Proverbs 10 8-10-22

As amazing as our hearts are, eventually they WILL stop. What does God have planned for us afterward?

20 The tongue of the righteous is choice silver, but the heart of the wicked is of little value.

Yesterday, we learned that the heart is actually two pumps in one, one pumping blood to the lungs for oxygen and the other pumping blood to the body. Today, we will learn about why the heart never wears out, what keeps it from sliding around inside the ribcage, and how it keeps from overheating.

Two pumps in one:

In Place and Lubricated
“The human body has an amazing ability to keep organs stable as we run, jump, and twirl. That may seem easy for kidneys or our bladder, but the heart presents an extra difficulty. It is pumping vigorously all the time. How can it keep moving without sliding around inside the ribcage or overheating?
To protect this nonstop muscle, God placed it in a special two-layered bag, called the pericardial sac. The tough outer layer of the sac, called the fibrous pericardium, attaches tightly to the heart. A special lubricant fluid between the two layers allows the heart to slide around with little friction. If it were not for this marvelous lubricated sac, the beating heart would create enough heat to kill us.” Taken from, “A Pocket Guide to the Human Body,” page 43

As for never tiring, “God designed a separate system of nerves called the autonomic nervous system. These nerves differ from the nerves of our five senses because they continuously transmit without fail. They don’t get overwhelmed with information (like the strain on your eyes from staring too long at a bright tie-dyed shirt), so they don’t tire out.
Yet our hearts are different from typical autonomic systems. Most systems, like digestion, don’t have to run constantly. The heart, on the other hand, must function all the time. So God gave the heart a built-in pacemaker that allows it to run regularly, without active outside control.
Sitting on the upper right side of the heart is a cluster of specialized cells called the sinoatrial node. They generate electrical impulses that stimulate the muscles in the upper chambers to contract. The signal continues moving down to another cluster of cells above the lower chambers, which then fire.
These electrical impulses ebb and flow in regular waves, without the need for direct input from the brain.
If needed, however, the brain can directly control heart rate and blood pressure. The brain constantly monitors the heart to evaluate when to step in.” (page 44)

Adrenaline is a big part of how the brain helps the heart help us during strenuous exercise.

As we can see, we can trust God with our bodies. They WERE designed to last forever, but not anymore; sin took care of that. We have this promise, though, in 2 Corinthians 4:16,

16 Therefore we do not lose heart. Though outwardly we are wasting away, yet inwardly we are being renewed day by day.

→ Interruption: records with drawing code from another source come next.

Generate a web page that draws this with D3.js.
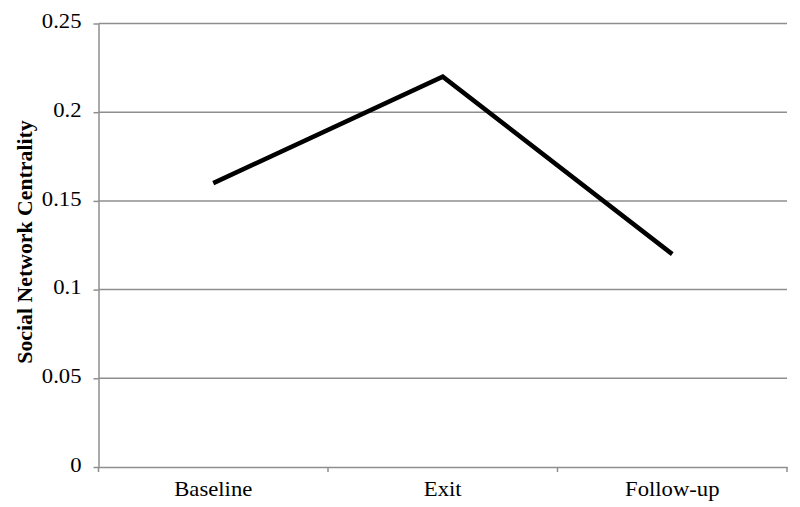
<!DOCTYPE html>
<html>
<head>
  <meta charset="utf-8">
  <title>Social Network Centrality</title>
  <script src="https://d3js.org/d3.v7.min.js"></script>
  <style>
    body, html { margin: 0; padding: 0; background: #fff; }
    svg { display: block; }
    .tick text { font-family: "Liberation Serif", "Times New Roman", serif; font-size: 21px; fill: #000; }
    .title { font-family: "Liberation Serif", "Times New Roman", serif; font-size: 21.8px; font-weight: bold; }
  </style>
</head>
<body>
<svg width="800" height="507"></svg>
<script>
  // Data
  const categories = ["Baseline", "Exit", "Follow-up"];
  const values = [0.16, 0.22, 0.12];
  const yTicks = [0, 0.05, 0.1, 0.15, 0.2, 0.25];
  const yTickLabels = ["0", "0.05", "0.1", "0.15", "0.2", "0.25"];

  const svg = d3.select("svg");
  const margin = { top: 23.5, right: 13, bottom: 40, left: 98.5 };
  const width = 800, height = 507;
  const gridColor = "#8e8e8e";
  const stretch = 1.08; // reference text is a bit wide

  const x = d3.scaleBand()
    .domain(categories)
    .range([margin.left, width - margin.right]);

  const y = d3.scaleLinear()
    .domain([0, 0.25])
    .range([height - margin.bottom, margin.top]);

  // Horizontal gridlines
  svg.append("g")
    .selectAll("line")
    .data(yTicks.slice(1))
    .enter()
    .append("line")
    .attr("x1", margin.left)
    .attr("x2", width - margin.right)
    .attr("y1", d => y(d))
    .attr("y2", d => y(d))
    .attr("stroke", gridColor)
    .attr("stroke-width", 1.5);

  // Y axis
  const yAxis = svg.append("g")
    .attr("transform", `translate(${margin.left},0)`)
    .call(d3.axisLeft(y)
      .tickValues(yTicks)
      .tickFormat((d, i) => yTickLabels[i])
      .tickSize(5)
      .tickPadding(12)
      .tickSizeOuter(0));
  yAxis.select(".domain").attr("stroke", gridColor).attr("stroke-width", 1.5);
  yAxis.selectAll(".tick line").attr("stroke", gridColor).attr("stroke-width", 1.5);
  yAxis.selectAll(".tick text")
    .attr("x", -17 / stretch)
    .attr("dy", "0.2em")
    .attr("transform", `scale(${stretch},1)`);

  // X axis with ticks on band boundaries
  const xAxis = svg.append("g")
    .attr("transform", `translate(0,${y(0)})`)
    .call(d3.axisBottom(x).tickSize(0).tickPadding(14).tickSizeOuter(0));
  xAxis.select(".domain").attr("stroke", gridColor).attr("stroke-width", 1.5);
  xAxis.selectAll(".tick line").remove();
  xAxis.selectAll(".tick text").attr("transform", `scale(${stretch},1)`);

  const bounds = categories.map(c => x(c)).concat([x(categories[categories.length - 1]) + x.bandwidth()]);
  svg.append("g")
    .selectAll("line")
    .data(bounds)
    .enter()
    .append("line")
    .attr("x1", d => d)
    .attr("x2", d => d)
    .attr("y1", y(0))
    .attr("y2", y(0) + 5)
    .attr("stroke", gridColor)
    .attr("stroke-width", 1.5);

  // Axis title
  svg.append("text")
    .attr("class", "title")
    .attr("transform", `translate(32,242) rotate(-90)`)
    .attr("text-anchor", "middle")
    .text("Social Network Centrality");

  // The line
  const line = d3.line()
    .x((d, i) => x(categories[i]) + x.bandwidth() / 2)
    .y(d => y(d));

  svg.append("path")
    .datum(values)
    .attr("d", line)
    .attr("fill", "none")
    .attr("stroke", "#000")
    .attr("stroke-width", 4.5)
    .attr("stroke-linejoin", "miter");
</script>
</body>
</html>
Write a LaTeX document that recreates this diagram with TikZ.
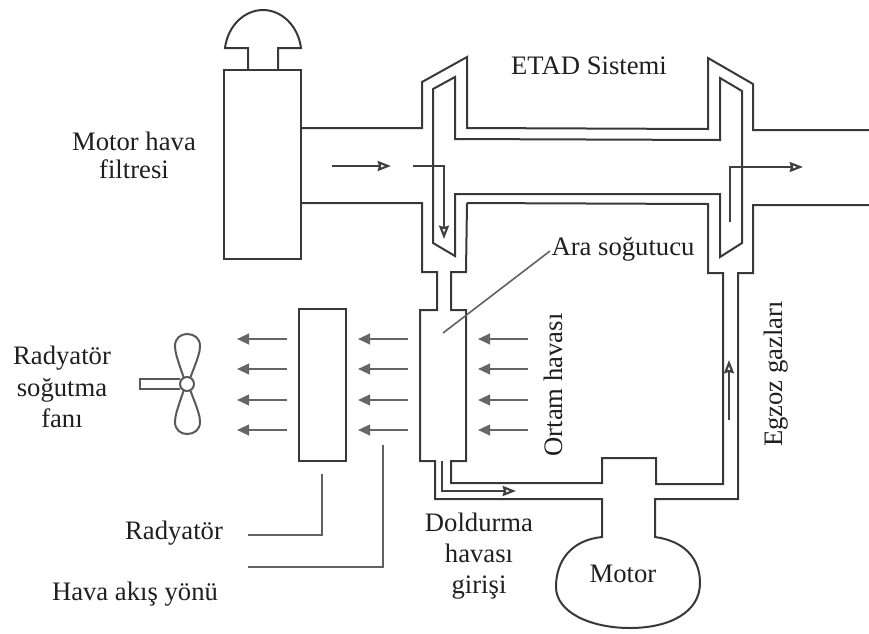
\documentclass[tikz,border=0pt]{standalone}
\usepackage{fontspec}
\setmainfont{Liberation Serif}
\usetikzlibrary{arrows.meta}
\tikzset{
  pipe/.style={draw=black!78,line width=1.5pt,line join=miter},
  flow/.style={draw=black!75,line width=1.2pt,-{Stealth[open,length=10pt,width=7.5pt,inset=1pt,line width=1.6pt]}},
  air/.style={draw=black!60,line width=1.5pt,-{Stealth[fill=black!60,length=9pt,width=8pt,inset=0pt]}},
  leader/.style={draw=black!62,line width=1.2pt},
  lbl/.style={font=\fontsize{20}{22}\selectfont,text=black!88,inner sep=0pt,align=center},
}
\begin{document}
\begin{tikzpicture}[x=0.75pt,y=-0.75pt]
\useasboundingbox (0,0) rectangle (869,633);
% air filter
\draw[pipe] (224,70) rectangle (301,259);
\draw[pipe] (248,70) -- (248,48) -- (225,48) .. controls (228,25) and (245,10) .. (263,10) .. controls (281,10) and (298,25) .. (301,48) -- (278,48) -- (278,70);
% upper outer duct
\draw[pipe] (301,128) -- (422,128) -- (422,82) -- (467,57) -- (467,128) -- (708,129) -- (708,58) -- (753,84) -- (753,130) -- (869,130);
% lower outer duct with intercooler
\draw[pipe] (301,203) -- (422,203) -- (422,272) -- (437,272) -- (437,310) -- (420,310) -- (420,461) -- (435,461) -- (435,499) -- (602,499) -- (602,537)
  .. controls (572,540) and (556,560) .. (556,587)
  .. controls (556,612) and (590,628) .. (630,628)
  .. controls (670,628) and (700,612) .. (700,583)
  .. controls (700,558) and (684,541) .. (655,537)
  -- (655,499) -- (738,499) -- (738,273) -- (753,273) -- (753,205) -- (869,205);
\draw[pipe] (467,203) -- (708,204) -- (708,273) -- (723,273) -- (723,484) -- (656,484) -- (656,458) -- (602,458) -- (602,483) -- (451,483) -- (451,461) -- (466,461) -- (466,310) -- (451,310) -- (451,272) -- (466,272) -- (467,203);
% inner ducts
\draw[pipe] (433,89) -- (455,77) -- (455,139) -- (720,140) -- (720,78) -- (742,91) -- (742,243) -- (720,257) -- (720,194) -- (455,194) -- (455,256) -- (433,243) -- cycle;
% flow arrows
\coordinate (fa) at (332,166); \coordinate (fb) at (391,166);
\draw[flow] (fa) -- (fb);
\coordinate (ga) at (413,166); \coordinate (gb) at (444,166); \coordinate (gc) at (444,239);
\draw[flow] (ga) -- (gb) -- (gc);
\coordinate (ha) at (730,222); \coordinate (hb) at (730,167); \coordinate (hc) at (803,167);
\draw[flow] (ha) -- (hb) -- (hc);
\coordinate (ia) at (729,420); \coordinate (ib) at (729,360);
\draw[flow] (ia) -- (ib);
\coordinate (ja) at (442,461); \coordinate (jb) at (442,491); \coordinate (jc) at (516,491);
\draw[flow] (ja) -- (jb) -- (jc);
% radiator
\draw[pipe] (299,309) rectangle (346,461);
% air arrows
\foreach \y in {339,369,400,430}{
  \draw[air] (287,\y) -- (237,\y);
  \draw[air] (408,\y) -- (358,\y);
  \draw[air] (528,\y) -- (478,\y);
}
% fan
\draw[pipe,draw=black!65] (180,379) -- (140,379) -- (140,389) -- (180,389);
\draw[pipe,draw=black!65] (183.5,377) .. controls (177,358) and (175,352) .. (175,346) .. controls (175,338) and (181,334) .. (187,334) .. controls (194,334) and (200,338) .. (200,346) .. controls (200,352) and (198,358) .. (190.5,377);
\draw[pipe,draw=black!65] (183.5,391) .. controls (177,410) and (175,416) .. (175,422) .. controls (175,430) and (181,434) .. (187,434) .. controls (194,434) and (200,430) .. (200,422) .. controls (200,416) and (198,410) .. (190.5,391);
\draw[pipe,draw=black!65] (187,384) circle[radius=7];
% labels
\node[lbl] (etad) at (589,66) {ETAD Sistemi};
\node[lbl] (filt) at (134,155) {Motor hava\\[-1pt]filtresi};
\node[lbl] (ara) at (623,249) {Ara soğutucu};
\node[lbl] (fan) at (62,387) {Radyatör\\[1.6pt]soğutma\\[1.6pt]fanı};
\node[lbl] (rad) at (174,533) {Radyatör};
\node[lbl] (hava) at (135,594) {Hava akış yönü};
\node[lbl] (dold) at (479,556) {Doldurma\\[1.5pt]havası\\[1.5pt]girişi};
\node[lbl] (mot) at (623,574) {Motor};
\node[lbl,rotate=90] (ort) at (553,385) {Ortam havası};
\node[lbl,rotate=90] (egz) at (776,374) {Egzoz gazları};
% leaders
\coordinate (aw) at (550,251);
\draw[leader] (aw) -- (443,333);
\coordinate (r1) at (322,474); \coordinate (r2) at (322,535); \coordinate (r3) at (248,535);
\draw[leader] (r1) -- (r2) -- (r3);
\coordinate (h1) at (383,445); \coordinate (h2) at (383,567); \coordinate (h3) at (248,567);
\draw[leader] (h1) -- (h2) -- (h3);
\end{tikzpicture}
\end{document}
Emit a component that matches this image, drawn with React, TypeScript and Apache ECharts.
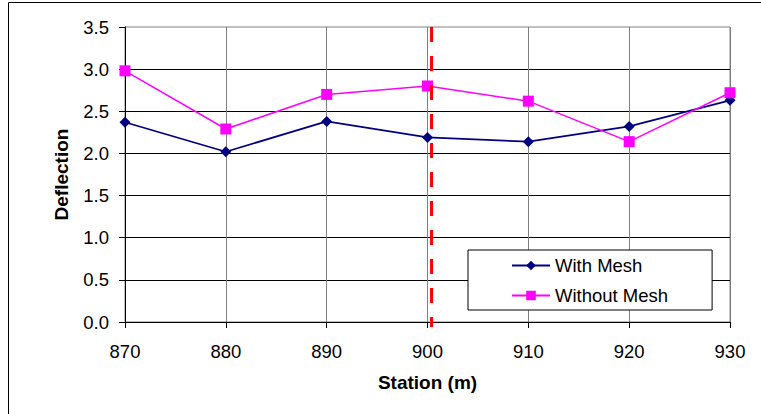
import React, { useEffect, useRef } from "react";
import * as echarts from "echarts";

const stations = [870, 880, 890, 900, 910, 920, 930];
const withMesh = [2.37, 2.02, 2.38, 2.19, 2.14, 2.32, 2.63];
const withoutMesh = [2.98, 2.29, 2.7, 2.8, 2.62, 2.14, 2.72];
const markerStation = 900.4;
const markerRange = [3.5, -0.06];
const yTicks = [0, 0.5, 1, 1.5, 2, 2.5, 3, 3.5];

export default function App() {
  const ref = useRef<HTMLDivElement>(null);
  useEffect(() => {
    const chart = echarts.init(ref.current!, null, { renderer: "svg" });
    const font = "'Liberation Sans', Arial, sans-serif";
    chart.setOption({
      animation: false,
      backgroundColor: "#ffffff",
      textStyle: { fontFamily: font, color: "#000" },
      grid: {
        left: 125,
        top: 27,
        width: 605,
        height: 295,
        show: true,
        borderColor: "#808080",
        borderWidth: 1,
        backgroundColor: "transparent",
      },
      graphic: [
        {
          type: "rect",
          shape: { x: 8.5, y: 2.5, width: 800, height: 450 },
          style: { fill: "none", stroke: "#000", lineWidth: 1 },
          silent: true,
          z: -1,
        },
      ],
      legend: {
        left: 468,
        top: 250,
        orient: "vertical",
        backgroundColor: "#fff",
        borderColor: "#000",
        borderWidth: 1,
        padding: [6, 44, 5, 43],
        itemGap: 11,
        itemWidth: 38,
        itemHeight: 12,
        textStyle: { fontFamily: font, fontSize: 18.5, color: "#000" },
        data: ["With Mesh", "Without Mesh"],
      },
      xAxis: {
        type: "value",
        min: 870,
        max: 930,
        interval: 10,
        name: "Station (m)",
        nameLocation: "middle",
        nameGap: 51,
        nameTextStyle: { fontFamily: font, fontSize: 19, fontWeight: "bold", color: "#000" },
        axisLine: { show: true, lineStyle: { color: "#000", width: 1 } },
        axisTick: { show: true, length: 6, lineStyle: { color: "#000" } },
        axisLabel: { fontFamily: font, fontSize: 18.5, color: "#000", margin: 20 },
        splitLine: { show: true, lineStyle: { color: "#808080", width: 1 } },
      },
      yAxis: {
        type: "value",
        min: 0,
        max: 3.5,
        interval: 0.5,
        name: "Deflection",
        nameLocation: "middle",
        nameRotate: 90,
        nameGap: 54,
        nameTextStyle: { fontFamily: font, fontSize: 19, fontWeight: "bold", color: "#000" },
        axisLine: { show: true, lineStyle: { color: "#000", width: 1 } },
        axisTick: { show: true, length: 6, lineStyle: { color: "#000" } },
        axisLabel: {
          fontFamily: font,
          fontSize: 18.5,
          color: "#000",
          margin: 16,
          formatter: (v: number) => (yTicks.includes(v) ? v.toFixed(1) : ""),
        },
        splitLine: { show: true, showMaxLine: false, lineStyle: { color: "#000", width: 1 } },
      },
      series: [
        {
          name: "With Mesh",
          type: "line",
          data: stations.map((s, i) => [s, withMesh[i]]),
          symbol: "diamond",
          symbolSize: 11,
          itemStyle: { color: "#000080" },
          lineStyle: { color: "#000080", width: 1.8 },
          clip: false,
          z: 3,
        },
        {
          name: "Without Mesh",
          type: "line",
          data: stations.map((s, i) => [s, withoutMesh[i]]),
          symbol: "rect",
          symbolSize: 11,
          itemStyle: { color: "#FF00FF" },
          lineStyle: { color: "#FF00FF", width: 1.5 },
          clip: false,
          z: 4,
        },
        {
          name: "marker",
          type: "line",
          data: markerRange.map((y) => [markerStation, y]),
          symbol: "none",
          lineStyle: { color: "#FF0000", width: 3, type: [15, 14] },
          clip: false,
          z: 5,
          silent: true,
        },
      ],
    });
    return () => chart.dispose();
  }, []);
  return (
    <div
      ref={ref}
      style={{ position: "fixed", left: 0, top: 0, width: 761, height: 414 }}
    />
  );
}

The Spirit in us would have kept not only the inward person renewed, but the outer person renewed, as well. These physical bodies are part of the old covenant. Jesus has new bodies awaiting us beyond this physical world,

For we know that if the earthly tent we live in is destroyed, we have a building from God, an eternal house in heaven, not built by human hands. Meanwhile we groan, longing to be clothed instead with our heavenly dwelling, because when we are clothed, we will not be found naked. For while we are in this tent, we groan and are burdened, because we do not wish to be unclothed but to be clothed instead with our heavenly dwelling, so that what is mortal may be swallowed up by life. Now the one who has fashioned us for this very purpose is God, who has given us the Spirit as a deposit, guaranteeing what is to come. 2 Corinthians 5:2-5

Abba, it is this promise, this guarantee, that gives us hope for the future. We are confident that You will keep Your promise to keep us with You and to see You in Your glory (John 17:24). May we keep the main thing the main thing: Trusting You daily for everything. Amen.